Property Grunt

Thursday, September 18, 2008

Real estate chatter: The Great American Bugout and how Morgan Stanley is trying to pull a Houdini

Yeah, they planned it.

There has been a ton of financial chatter that I have been hearing from the financial trenches. I am unable to verify or confirm the authenticity of the chatter. It is just what I hear.

1. The American Markets are done.

The investors with the liquidity are staying away from the American Markets are treating them as if it is a reunion of former members of Plato's Retreat. The new game plan is emerging markets. They are focusing on places like Russia.

This piece of chatter is pretty much confirmed by the New York Times article on on the current state of Sovereign Funds.

To Avoid Risk and Diversify, Sovereign Funds Move On From Banks

The explanation is simple, bankers in the region say. Plenty of other, more attractive assets are out there right now.

With markets having been hit by the global downturn, compelling, value-priced deals are numerous — from sports teams in Britain and publicly traded companies in Russia to deals closer to home, like Middle East infrastructure buys, Youssef Nasr, chief executive of HSBC Bank Middle East, said.

Middle East funds certainly took their wallets out in September — just not for Wall Street banks. A unit of Kuwait Investment Authority is taking stakes in the country’s national telecommunications company, and Abu Dhabi’s investment fund bought the Manchester City soccer team. A Dubai fund is in talks with the British property developer Minerva, and Saudi funds are weighing agricultural tie-ups in Pakistan.

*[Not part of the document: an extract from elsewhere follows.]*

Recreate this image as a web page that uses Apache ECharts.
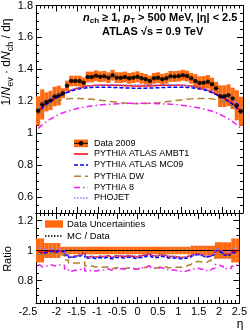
<!DOCTYPE html>
<html><head><meta charset="utf-8">
<script src="https://cdn.jsdelivr.net/npm/echarts@6/dist/echarts.min.js"></script>
<style>html,body{margin:0;padding:0;background:#fff}#c{width:250px;height:330px}</style>
</head><body><div id="c"></div>
<script>
// ---- data ----
const eta = [-2.45,-2.35,-2.25,-2.15,-2.05,-1.95,-1.85,-1.75,-1.65,-1.55,-1.45,-1.35,-1.25,-1.15,-1.05,-0.95,-0.85,-0.75,-0.65,-0.55,-0.45,-0.35,-0.25,-0.15,-0.05,0.05,0.15,0.25,0.35,0.45,0.55,0.65,0.75,0.85,0.95,1.05,1.15,1.25,1.35,1.45,1.55,1.65,1.75,1.85,1.95,2.05,2.15,2.25,2.35,2.45];
const data2009 = [1.14,1.18,1.196,1.205,1.23,1.236,1.25,1.297,1.327,1.327,1.327,1.316,1.352,1.352,1.36,1.354,1.356,1.348,1.363,1.348,1.348,1.352,1.344,1.348,1.354,1.344,1.338,1.327,1.344,1.348,1.338,1.344,1.356,1.355,1.358,1.363,1.358,1.344,1.327,1.314,1.316,1.322,1.306,1.281,1.232,1.232,1.238,1.218,1.175,1.137];
const relUnc = [0.08,0.08,0.05,0.05,0.05,0.05,0.025,0.025,0.025,0.025,0.025,0.025,0.025,0.025,0.025,0.025,0.025,0.025,0.025,0.025,0.025,0.025,0.025,0.025,0.025,0.025,0.025,0.025,0.025,0.025,0.025,0.025,0.025,0.025,0.025,0.025,0.025,0.025,0.032,0.032,0.032,0.032,0.032,0.032,0.055,0.055,0.055,0.055,0.08,0.08];
const ambt1 = [1.135,1.165,1.188,1.204,1.219,1.233,1.246,1.258,1.269,1.278,1.285,1.291,1.295,1.298,1.300,1.301,1.301,1.301,1.301,1.300,1.299,1.298,1.297,1.296,1.296,1.296,1.296,1.297,1.298,1.299,1.300,1.301,1.301,1.301,1.301,1.300,1.298,1.295,1.291,1.285,1.278,1.269,1.258,1.246,1.233,1.219,1.204,1.188,1.165,1.135];
const mc09 = [1.118,1.158,1.180,1.198,1.214,1.229,1.242,1.254,1.264,1.272,1.278,1.282,1.285,1.287,1.288,1.288,1.288,1.288,1.287,1.286,1.285,1.284,1.283,1.282,1.282,1.282,1.282,1.283,1.284,1.285,1.286,1.287,1.288,1.288,1.288,1.288,1.287,1.285,1.282,1.278,1.272,1.264,1.254,1.242,1.229,1.214,1.198,1.180,1.158,1.118];
const dw = [1.115,1.145,1.165,1.182,1.195,1.205,1.211,1.215,1.217,1.217,1.217,1.216,1.215,1.213,1.210,1.207,1.204,1.200,1.197,1.194,1.191,1.189,1.187,1.186,1.185,1.185,1.186,1.187,1.189,1.191,1.194,1.197,1.200,1.204,1.207,1.210,1.213,1.215,1.216,1.217,1.217,1.217,1.215,1.211,1.205,1.195,1.182,1.165,1.145,1.115];
const py8 = [1.030,1.052,1.072,1.089,1.104,1.117,1.128,1.137,1.145,1.152,1.158,1.163,1.167,1.171,1.174,1.177,1.179,1.181,1.183,1.184,1.185,1.186,1.187,1.187,1.187,1.187,1.187,1.187,1.186,1.185,1.184,1.183,1.181,1.179,1.177,1.174,1.171,1.167,1.163,1.158,1.152,1.145,1.137,1.128,1.117,1.104,1.089,1.072,1.052,1.030];
const phojet = [1.160,1.188,1.206,1.221,1.234,1.245,1.255,1.264,1.272,1.279,1.285,1.290,1.294,1.297,1.299,1.301,1.302,1.303,1.303,1.303,1.303,1.303,1.302,1.302,1.302,1.302,1.302,1.302,1.303,1.303,1.303,1.303,1.303,1.302,1.301,1.299,1.297,1.294,1.290,1.285,1.279,1.272,1.264,1.255,1.245,1.234,1.221,1.206,1.188,1.160];
const yTicksTop = [0.6,0.8,1.0,1.2,1.4,1.6,1.8];
const yTicksRatio = [0.8,1.0,1.2];
const legendNames = ['Data 2009','PYTHIA ATLAS AMBT1','PYTHIA ATLAS MC09','PYTHIA DW','PYTHIA 8','PHOJET'];
const ratioLegendNames = ['Data Uncertainties','MC / Data'];

// ---- style ----
const FONT = 'Liberation Sans';
const BLACK = '#000';
const ORANGE = '#ff6a10';
const HALF = 0.05;
const mcDefs = [
  {name:legendNames[1], vals:ambt1, color:'#ff0000', type:'solid'},
  {name:legendNames[2], vals:mc09, color:'#0000ff', type:[4,2]},
  {name:legendNames[3], vals:dw, color:'#b08030', type:[7,4]},
  {name:legendNames[4], vals:py8, color:'#ee22ee', type:[6,3,1.5,3]},
  {name:legendNames[5], vals:phojet, color:'#8080ff', type:[1.5,1.5]}
];

function bandRender(params, api){
  const x = api.value(0), lo = api.value(1), hi = api.value(2);
  const p1 = api.coord([x - HALF, hi]);
  const p2 = api.coord([x + HALF, lo]);
  return {type:'rect', shape:{x:p1[0], y:p1[1], width:p2[0]-p1[0], height:p2[1]-p1[1]}, style:{fill:ORANGE}};
}
function xerrRender(params, api){
  const x = api.value(0), y = api.value(1);
  const a = api.coord([x - HALF, y]), b = api.coord([x + HALF, y]);
  return {type:'line', shape:{x1:a[0],y1:a[1],x2:b[0],y2:b[1]}, style:{stroke:BLACK, lineWidth:1}};
}

function xAxisCfg(grid, pos, showLabels){
  return {type:'value', gridIndex:grid, position:pos, min:-2.5, max:2.5, interval:0.5,
    axisLine:{show:true,onZero:false,lineStyle:{color:BLACK,width:1}},
    axisTick:{show:true,inside:true,length:6,lineStyle:{color:BLACK,width:1}},
    minorTick:{show:true,splitNumber:5,length:3,lineStyle:{color:BLACK,width:1}},
    splitLine:{show:false}, minorSplitLine:{show:false},
    axisLabel:{show:showLabels,color:BLACK,fontFamily:FONT,fontSize:11,margin:3,
      formatter:v=>{const s=String(Math.round(v*10)/10); return v<=-2.5+1e-9 ? '{m|'+s+'}' : s;},
      rich:{m:{fontFamily:FONT,fontSize:11,color:BLACK,padding:[0,16,0,0]}}}
  };
}
function yMajor(grid,pos,min,max,majors,showLabels){
  return {type:'value',gridIndex:grid,position:pos,min:min,max:max,interval:0.05,
    axisLine:{show:true,onZero:false,lineStyle:{color:BLACK,width:1}},
    axisTick:{show:true,inside:true,length:6,customValues:majors,lineStyle:{color:BLACK,width:1}},
    splitLine:{show:false},
    axisLabel:{show:showLabels,customValues:majors,color:BLACK,fontFamily:FONT,fontSize:11,margin:3,
      formatter:v=>String(Math.round(v*10)/10)}
  };
}
function yMinor(grid,pos,min,max){
  return {type:'value',gridIndex:grid,position:pos,min:min,max:max,interval:0.05,
    axisLine:{show:false,onZero:false},
    axisTick:{show:true,inside:true,length:3,lineStyle:{color:BLACK,width:1}},
    splitLine:{show:false}, axisLabel:{show:false}
  };
}

const bandTop = eta.map((x,i)=>[x, data2009[i]*(1-relUnc[i]), data2009[i]*(1+relUnc[i])]);
const bandRatio = eta.map((x,i)=>[x, 1-relUnc[i], 1+relUnc[i]]);
const pts = eta.map((x,i)=>[x, data2009[i]]);

const series = [];
series.push({type:'custom', xAxisIndex:0, yAxisIndex:0, data:bandTop, renderItem:bandRender, encode:{x:0,y:[1,2]}, z:1, silent:true});
mcDefs.forEach(m=>{
  series.push({type:'line', name:m.name, xAxisIndex:0, yAxisIndex:0, data:eta.map((x,i)=>[x,m.vals[i]]),
    showSymbol:false, lineStyle:{color:m.color,width:1.5,type:m.type}, z:3, silent:true});
});
series.push({type:'custom', xAxisIndex:0, yAxisIndex:0, data:pts, renderItem:xerrRender, encode:{x:0,y:1}, z:4, silent:true});
series.push({type:'scatter', xAxisIndex:0, yAxisIndex:0, data:pts, symbol:'circle', symbolSize:4.5, itemStyle:{color:BLACK}, z:5, silent:true});
// ratio panel
series.push({type:'custom', xAxisIndex:2, yAxisIndex:4, data:bandRatio, renderItem:bandRender, encode:{x:0,y:[1,2]}, z:1, silent:true});
series.push({type:'line', xAxisIndex:2, yAxisIndex:4, data:[[-2.5,1],[2.5,1]], showSymbol:false, lineStyle:{color:BLACK,width:1.2}, z:2, silent:true});
mcDefs.forEach(m=>{
  series.push({type:'line', xAxisIndex:2, yAxisIndex:4, step:'middle', data:eta.map((x,i)=>[x,m.vals[i]/data2009[i]]),
    showSymbol:false, lineStyle:{color:m.color,width:1.5,type:m.type}, z:3, silent:true});
});

const txt = (x,y,text,size,extra)=>Object.assign({type:'text', x:x, y:y, silent:true,
  style:Object.assign({text:text, fill:BLACK, fontFamily:FONT, fontSize:size, textVerticalAlign:'middle'}, extra||{})});
const hline = (x1,x2,y,color,w,dash)=>({type:'line', silent:true, shape:{x1:x1,y1:y,x2:x2,y2:y}, style:{stroke:color,lineWidth:w,lineDash:dash||null}});

const LX1 = 74, LX2 = 88, LT = 94;
const rows = [143.3,154,165,176.3,187.5,198];
const graphic = [];
// header
graphic.push(txt(83,17.5,'{bi|n}{sub|ch}{b| ≥ 1, }{bi|p}{sub|T}{b| > 500 MeV, |η| < 2.5}',11,{
  rich:{b:{fontFamily:FONT,fontSize:11,fontWeight:'bold',lineHeight:15},
        bi:{fontFamily:FONT,fontSize:11,fontWeight:'bold',fontStyle:'italic',lineHeight:15},
        sub:{fontFamily:FONT,fontSize:8,fontWeight:'bold',lineHeight:9,verticalAlign:'bottom'}}}));
graphic.push(txt(102,32,'ATLAS √s = 0.9 TeV',11,{fontWeight:'bold'}));
// y titles
graphic.push({type:'text', x:7, y:62, rotation:Math.PI/2, silent:true, style:{
  text:'{t|1/}{ti|N}{s|ev}{t| · d}{ti|N}{s|ch}{t| / dη}', textAlign:'center', textVerticalAlign:'middle', fill:BLACK,
  rich:{t:{fontFamily:FONT,fontSize:12,lineHeight:16},ti:{fontFamily:FONT,fontSize:12,fontStyle:'italic',lineHeight:16},
        s:{fontFamily:FONT,fontSize:9,lineHeight:10,verticalAlign:'bottom'}}}});
graphic.push({type:'text', x:8, y:259, rotation:Math.PI/2, silent:true, style:{text:'Ratio', fontFamily:FONT, fontSize:11, fill:BLACK, textAlign:'center', textVerticalAlign:'middle'}});
graphic.push(txt(240,325,'η',12,{textAlign:'center'}));
// top legend
graphic.push({type:'rect', silent:true, shape:{x:LX1,y:rows[0]-3.8,width:LX2-LX1,height:7.6}, style:{fill:ORANGE}});
graphic.push(hline(LX1,LX2,rows[0],BLACK,1));
graphic.push({type:'circle', silent:true, shape:{cx:(LX1+LX2)/2, cy:rows[0], r:2.3}, style:{fill:BLACK}});
mcDefs.forEach((m,k)=>{
  graphic.push(hline(LX1,LX2,rows[k+1],m.color,1.5,m.type==='solid'?null:m.type));
});
legendNames.forEach((n,k)=>graphic.push(txt(LT,rows[k],n,9)));
// ratio legend
graphic.push({type:'rect', silent:true, shape:{x:45,y:220.3,width:18,height:7.4}, style:{fill:ORANGE}});
graphic.push(hline(45,63,236,BLACK,1.5,[1.5,1.5]));
graphic.push(txt(67,224,ratioLegendNames[0],9.5));
graphic.push(txt(67,236,ratioLegendNames[1],9.5));

const option = {
  animation:false,
  backgroundColor:'#fff',
  grid:[{left:36, top:5, width:207, height:208},{left:36, top:213, width:207, height:90}],
  xAxis:[xAxisCfg(0,'bottom',false), xAxisCfg(0,'top',false), xAxisCfg(1,'bottom',true), xAxisCfg(1,'top',false)],
  yAxis:[yMajor(0,'left',0.5,1.8,yTicksTop,true), yMinor(0,'left',0.5,1.8), yMajor(0,'right',0.5,1.8,yTicksTop,false), yMinor(0,'right',0.5,1.8),
         yMajor(1,'left',0.65,1.25,yTicksRatio,true), yMinor(1,'left',0.65,1.25), yMajor(1,'right',0.65,1.25,yTicksRatio,false), yMinor(1,'right',0.65,1.25)],
  series:series,
  graphic:graphic
};
const chart = echarts.init(document.getElementById('c'), null, {renderer:'canvas'});
chart.setOption(option);
</script></body></html>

But bankers say that because the funds have already invested billions in American financial institutions, they are less likely to put more cash into that sector right now. Middle East sovereign wealth funds “put more money in a few months ago then they would have ideally done,” because financials were cheap then, Mr. Nasr said. That has “unbalanced” the portfolios of sovereign wealth investors, he said. “Now they need to go in the other direction” to diversify, buying up assets that are not financial institutions.

Sovereign wealth funds “haven’t disappeared, they’ve remained on the sidelines or gone elsewhere,” said Jan Randolph, head of sovereign risk at Global Insight, an economic forecasting firm with offices in London and Boston.

My theory is that they are waiting till things really hit rock bottom, after all why should they buy a rapidly depreciating asset?

This is a no brainer but buyers that are armed with tons of liquidity are the ones in control. Which means they can demand guarantees for their investments. Anyone that says otherwise is either delusional or in denial.

2.Citibank is not going out like that!

Citibank is not going down anytime soon. I am unsure if this is common knowledge but apparently there is a 51% stake owned by a member of Saudi royalty. Allegedly this guy has 30 wives, if he can take care of them, he has no problem laying out a couple of billion to keep things going.

3. Federal Governement: Lender to the world

It is common knowledge that the Federal Government is being very generous with their lines of credit. But what is really f**ked up is that they are pretty much giving credit to everyone, including overseas banks.

4. The Morgan Stanley Shell Game or Isn't this how they got into trouble in the first place?

Now here is the story behind the Wachovia and Morgan Stanley merger.

Morgan Stanley is definitely drooling over Wachovia however they are having trouble raising the capital for a merger, therefore they are taking chunk of Morgan Stanley and selling it to JP Morgan Chase. The capital from that will be used for the Wachovia merger. But wait there's more. Apparently after that deal closes, they are going to go after Wamu which is already on the auction block.

Expect alot of layoffs in that direction.

I have also been hearing the following being said a lot which although I understand the commonalities, I disagree with its use. "It feels like 9/11 all over again."